Oh bravo, PodCastle! Well done!
I loved this story. It doesn't knock my favorite Benjamin Rosenbaum story off its perch on the hill (that would be "
Start The Clock") but it met all my criteria for depth and complexity and is another solid example of what I like in his stories. While I normally whine about lack of character development in stories, I have to admit this is the type of archetypal play I can happily go along with, because there's enough layers and other things going on and references and resonances to make the stiffness in the characters work for me.
I'm afraid to say this without outing myself as a complete lunatic, but I have no association with California or Silicon Valley whatsoever (ok, ok, I played Zork about a billion times as a kid, but that's the ONLY connection, I swear) and yet I didn't find this story weird at all. Yes, I'm here to throw off the statistics in the CA vs. rest of the world weirdness debate. Maybe I'm overly at home with surrealism, or maybe my outsider persona lets me roll with time/place dependent scenarios better than most. I really liked the vividness of the setting, how concrete and specific all the details were. I also liked that people talked like they were from California in the 90's.

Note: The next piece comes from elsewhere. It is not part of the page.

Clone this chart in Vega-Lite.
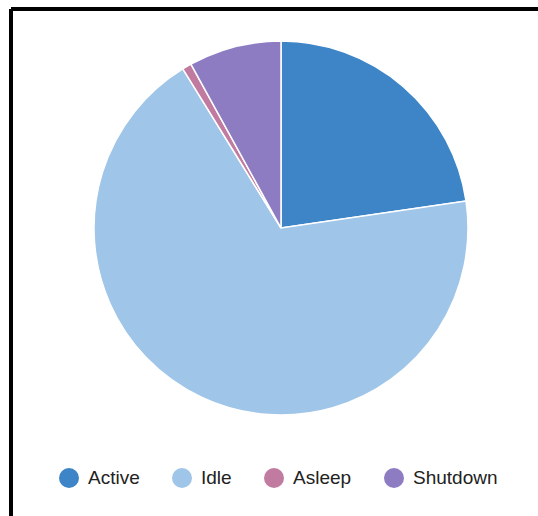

There's one more thing I loved about this story, which is that it worked as fairy tale. To me, fairy tales are stories about the hopes and fears of a culture. When they get reinvented (expurgated, changed, enhanced, etc.) it's a specific society's way of saying, 'we've changed, and this is who we are now'. We're a society that can't talk about sex, frex, but where eating children is just fine to treat thematically. Or perhaps: we can't talk about how painful transformation and change are, but we can layout an improbable tableaux of romantic love, bc 'romantic love' is what we're all about. At the rate of change in our world, I expect a remake of this one in about 20 years. I can't wait.
BTW, as far as the Greek connection goes, I've always thought of the Greek myths/legends/deity tales as a type of fairy tale. Probably because I was exposed to both in the same impressionable time frame and because the Greek stuff goes a long way toward explaining their society, so they work the way I think fairy tales work.